▶ [Task details] Transcribe the whole listing without a single picture.

▶ [Available data]
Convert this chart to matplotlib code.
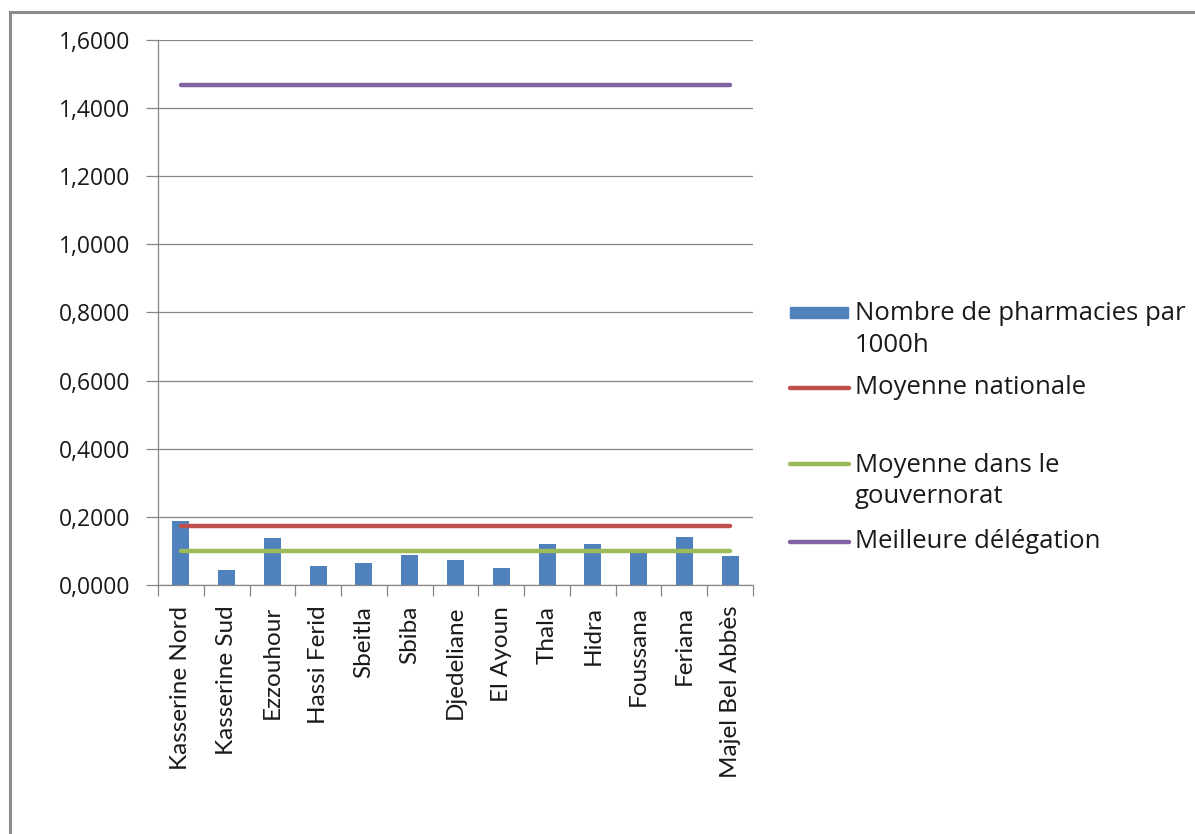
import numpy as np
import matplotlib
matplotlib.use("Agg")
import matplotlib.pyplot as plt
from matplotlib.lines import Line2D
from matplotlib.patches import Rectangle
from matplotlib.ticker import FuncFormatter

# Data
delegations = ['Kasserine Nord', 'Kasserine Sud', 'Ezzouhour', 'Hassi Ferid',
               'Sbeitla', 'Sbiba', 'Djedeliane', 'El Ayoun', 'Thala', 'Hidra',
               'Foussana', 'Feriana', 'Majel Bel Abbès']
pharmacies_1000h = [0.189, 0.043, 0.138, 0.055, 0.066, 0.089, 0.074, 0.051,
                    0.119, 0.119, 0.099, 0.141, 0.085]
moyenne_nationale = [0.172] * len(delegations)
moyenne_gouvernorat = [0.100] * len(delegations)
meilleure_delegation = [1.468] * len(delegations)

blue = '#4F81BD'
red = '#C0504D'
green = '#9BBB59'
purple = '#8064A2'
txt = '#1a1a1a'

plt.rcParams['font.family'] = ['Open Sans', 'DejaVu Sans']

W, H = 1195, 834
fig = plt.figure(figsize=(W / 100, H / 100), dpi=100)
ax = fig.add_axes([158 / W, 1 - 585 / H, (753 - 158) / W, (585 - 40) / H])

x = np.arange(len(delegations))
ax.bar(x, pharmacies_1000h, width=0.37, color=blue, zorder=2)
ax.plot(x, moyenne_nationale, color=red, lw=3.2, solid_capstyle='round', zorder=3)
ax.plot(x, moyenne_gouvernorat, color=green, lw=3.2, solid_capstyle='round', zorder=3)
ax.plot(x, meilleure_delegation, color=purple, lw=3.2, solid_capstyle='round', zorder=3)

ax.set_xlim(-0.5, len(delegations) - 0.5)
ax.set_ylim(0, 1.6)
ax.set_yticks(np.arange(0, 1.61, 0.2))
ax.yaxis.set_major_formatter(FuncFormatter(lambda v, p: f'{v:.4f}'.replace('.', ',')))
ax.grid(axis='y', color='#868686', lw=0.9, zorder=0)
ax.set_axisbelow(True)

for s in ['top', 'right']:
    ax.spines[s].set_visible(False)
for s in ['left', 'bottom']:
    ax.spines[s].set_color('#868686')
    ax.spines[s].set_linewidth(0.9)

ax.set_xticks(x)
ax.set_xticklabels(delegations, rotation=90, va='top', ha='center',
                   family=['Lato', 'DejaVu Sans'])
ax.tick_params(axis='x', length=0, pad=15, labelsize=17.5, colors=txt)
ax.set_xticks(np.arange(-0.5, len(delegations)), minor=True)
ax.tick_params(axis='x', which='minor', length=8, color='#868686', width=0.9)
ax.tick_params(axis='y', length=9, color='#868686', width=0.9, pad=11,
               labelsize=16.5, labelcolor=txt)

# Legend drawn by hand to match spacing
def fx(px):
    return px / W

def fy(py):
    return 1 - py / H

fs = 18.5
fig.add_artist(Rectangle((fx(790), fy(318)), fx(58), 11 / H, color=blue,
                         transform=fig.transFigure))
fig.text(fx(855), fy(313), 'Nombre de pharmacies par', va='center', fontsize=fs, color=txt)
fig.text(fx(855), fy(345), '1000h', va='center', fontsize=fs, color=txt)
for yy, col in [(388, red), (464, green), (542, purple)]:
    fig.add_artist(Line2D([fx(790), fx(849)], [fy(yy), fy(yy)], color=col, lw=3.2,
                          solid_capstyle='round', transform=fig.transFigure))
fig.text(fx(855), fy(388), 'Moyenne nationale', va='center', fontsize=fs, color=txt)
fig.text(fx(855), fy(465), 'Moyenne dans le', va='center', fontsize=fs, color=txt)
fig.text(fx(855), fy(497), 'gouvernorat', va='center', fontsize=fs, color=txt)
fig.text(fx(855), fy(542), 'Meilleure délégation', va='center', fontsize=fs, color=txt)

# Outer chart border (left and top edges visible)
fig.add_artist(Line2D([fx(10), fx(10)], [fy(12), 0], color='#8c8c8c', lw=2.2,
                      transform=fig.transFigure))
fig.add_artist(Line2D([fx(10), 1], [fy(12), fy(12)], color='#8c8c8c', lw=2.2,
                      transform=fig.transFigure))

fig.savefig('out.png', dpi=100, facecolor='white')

▶ [Answer]
Convert this chart to matplotlib code.
import numpy as np
import matplotlib
matplotlib.use("Agg")
import matplotlib.pyplot as plt
from matplotlib.lines import Line2D
from matplotlib.patches import Rectangle
from matplotlib.ticker import FuncFormatter

# Data
delegations = ['Kasserine Nord', 'Kasserine Sud', 'Ezzouhour', 'Hassi Ferid',
               'Sbeitla', 'Sbiba', 'Djedeliane', 'El Ayoun', 'Thala', 'Hidra',
               'Foussana', 'Feriana', 'Majel Bel Abbès']
pharmacies_1000h = [0.189, 0.043, 0.138, 0.055, 0.066, 0.089, 0.074, 0.051,
                    0.119, 0.119, 0.099, 0.141, 0.085]
moyenne_nationale = [0.172] * len(delegations)
moyenne_gouvernorat = [0.100] * len(delegations)
meilleure_delegation = [1.468] * len(delegations)

blue = '#4F81BD'
red = '#C0504D'
green = '#9BBB59'
purple = '#8064A2'
txt = '#1a1a1a'

plt.rcParams['font.family'] = ['Open Sans', 'DejaVu Sans']

W, H = 1195, 834
fig = plt.figure(figsize=(W / 100, H / 100), dpi=100)
ax = fig.add_axes([158 / W, 1 - 585 / H, (753 - 158) / W, (585 - 40) / H])

x = np.arange(len(delegations))
ax.bar(x, pharmacies_1000h, width=0.37, color=blue, zorder=2)
ax.plot(x, moyenne_nationale, color=red, lw=3.2, solid_capstyle='round', zorder=3)
ax.plot(x, moyenne_gouvernorat, color=green, lw=3.2, solid_capstyle='round', zorder=3)
ax.plot(x, meilleure_delegation, color=purple, lw=3.2, solid_capstyle='round', zorder=3)

ax.set_xlim(-0.5, len(delegations) - 0.5)
ax.set_ylim(0, 1.6)
ax.set_yticks(np.arange(0, 1.61, 0.2))
ax.yaxis.set_major_formatter(FuncFormatter(lambda v, p: f'{v:.4f}'.replace('.', ',')))
ax.grid(axis='y', color='#868686', lw=0.9, zorder=0)
ax.set_axisbelow(True)

for s in ['top', 'right']:
    ax.spines[s].set_visible(False)
for s in ['left', 'bottom']:
    ax.spines[s].set_color('#868686')
    ax.spines[s].set_linewidth(0.9)

ax.set_xticks(x)
ax.set_xticklabels(delegations, rotation=90, va='top', ha='center',
                   family=['Lato', 'DejaVu Sans'])
ax.tick_params(axis='x', length=0, pad=15, labelsize=17.5, colors=txt)
ax.set_xticks(np.arange(-0.5, len(delegations)), minor=True)
ax.tick_params(axis='x', which='minor', length=8, color='#868686', width=0.9)
ax.tick_params(axis='y', length=9, color='#868686', width=0.9, pad=11,
               labelsize=16.5, labelcolor=txt)

# Legend drawn by hand to match spacing
def fx(px):
    return px / W

def fy(py):
    return 1 - py / H

fs = 18.5
fig.add_artist(Rectangle((fx(790), fy(318)), fx(58), 11 / H, color=blue,
                         transform=fig.transFigure))
fig.text(fx(855), fy(313), 'Nombre de pharmacies par', va='center', fontsize=fs, color=txt)
fig.text(fx(855), fy(345), '1000h', va='center', fontsize=fs, color=txt)
for yy, col in [(388, red), (464, green), (542, purple)]:
    fig.add_artist(Line2D([fx(790), fx(849)], [fy(yy), fy(yy)], color=col, lw=3.2,
                          solid_capstyle='round', transform=fig.transFigure))
fig.text(fx(855), fy(388), 'Moyenne nationale', va='center', fontsize=fs, color=txt)
fig.text(fx(855), fy(465), 'Moyenne dans le', va='center', fontsize=fs, color=txt)
fig.text(fx(855), fy(497), 'gouvernorat', va='center', fontsize=fs, color=txt)
fig.text(fx(855), fy(542), 'Meilleure délégation', va='center', fontsize=fs, color=txt)

# Outer chart border (left and top edges visible)
fig.add_artist(Line2D([fx(10), fx(10)], [fy(12), 0], color='#8c8c8c', lw=2.2,
                      transform=fig.transFigure))
fig.add_artist(Line2D([fx(10), 1], [fy(12), fy(12)], color='#8c8c8c', lw=2.2,
                      transform=fig.transFigure))

fig.savefig('out.png', dpi=100, facecolor='white')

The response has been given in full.